Traitement précoce, une solution contre le VIH ?

Plus de sept ans après l’arrêt de leur traitement, 14 patients contrôlent toujours le VIH. Seuls certains présentent des prédispositions génétiques comparables à celles des « contrôleurs » naturels, mais tous ont bénéficié d’une thérapie antirétrovirale précoce.

Par Ronan Rousseau, le 18/03/2013

Photo du virus du Sida

Début mars, le cas extraordinaire d’un bébé capable de résister au virus du sida sans médicaments après une trithérapie très précoce était décrit. Une étude française publiée le 14 mars dans PloS Pathogens confirme sur un plus grand nombre de patients l’efficacité d’une prise en charge thérapeutique précoce pour induire un contrôle de l’infection VIH. Coordonnée par le professeur Christine Rouzioux, chef du service Virologie à l'hôpital Necker (et membre de l’équipe ayant identifié le virus en 1983), cette étude décrit le cas de 14 patients qui maintiennent leur charge virale sous le seuil de détection depuis maintenant plus de sept ans.

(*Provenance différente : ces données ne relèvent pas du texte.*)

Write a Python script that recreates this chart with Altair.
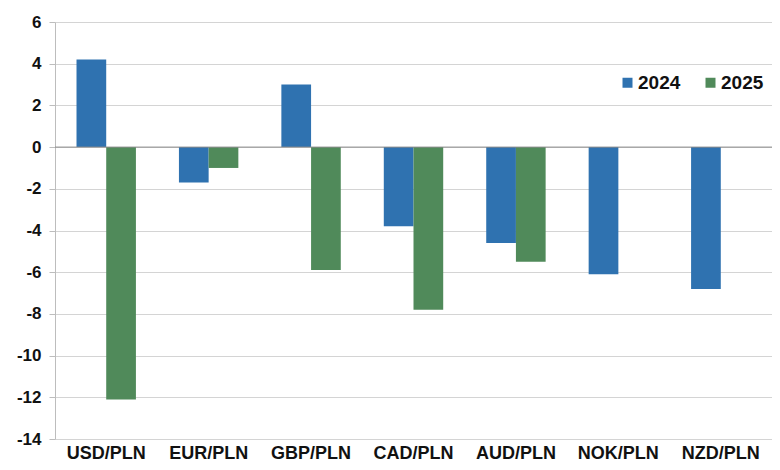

Ces patients sont désignés sous le nom de « cohorte de Visconti » (pour Viro-Immunologic Sustained COntrol after Treatment Interruption). Ils avaient été traités très tôt, dans les dix semaines suivant leur contamination, alors qu’ils étaient encore au stade de primo-infection. Le traitement s’est prolongé sur une période médiane de trois ans avant son interruption. En concertation avec leur médecin, ces personnes avaient choisi en conscience d’arrêter la thérapie. En effet, « à l’époque, les traitements antirétroviraux étaient beaucoup plus lourds, avec des effets secondaires marqués », explique Christine Rouzioux, ce qui pouvait motiver un tel choix. C’est en tout cas grâce à l’arrêt de ce traitement que leur faculté de maintenir le virus sous contrôle a pu être découverte.

Une rémission sans prédisposition génétique

Le plus souvent, assez rapidement après l’infection, le VIH se terre à l’abri des cellules immunitaires. Incognito, il peut persister dans ces réservoirs, y compris durant de longues années de traitement, et attendre le moment propice pour resurgir. C’est ce qui explique que le virus reprenne l’ascendant à l’interruption des antirétroviraux chez la majorité des séropositifs. En revanche, chez les « patients Visconti », les réservoirs viraux sont très faibles. Mieux encore, ils sont similaires à ceux des très rares personnes capables de résister naturellement au VIH sans jamais avoir été traitées. Par contre, « la plupart des patients de la cohorte Visconti ne présentent ni les caractéristiques génétiques favorables, ni le même type de réponses immunitaires qui sont habituellement observées chez les contrôleurs naturels du VIH », constate Asier Sáez-Cirión, médecin à l’unité de régulation des infections rétrovirales de l’Institut Pasteur.

Cette découverte d’une « rémission fonctionnelle » chez des personnes qui ne sont pas naturellement résistantes est encourageante. En effet, elle montre que la faculté à résister au VIH ne repose pas entièrement sur un fond génétique avantageux. Elle plaide ainsi en faveur d’une initiation précoce du traitement antirétroviral. Désormais, « les travaux de recherche visent à comprendre pourquoi une fraction seulement des patients traités en primo-infection réagissent favorablement après arrêt des médicaments et quels sont les mécanismes en jeu », explique le professeur Jean-François Delfraissy, directeur de l’ANRS (Agence nationale de la recherche sur le sida et les hépatites virales). Des études débuteront dans les prochains mois grâce à la constitution d’une cohorte européenne de patients « contrôleurs après traitement ».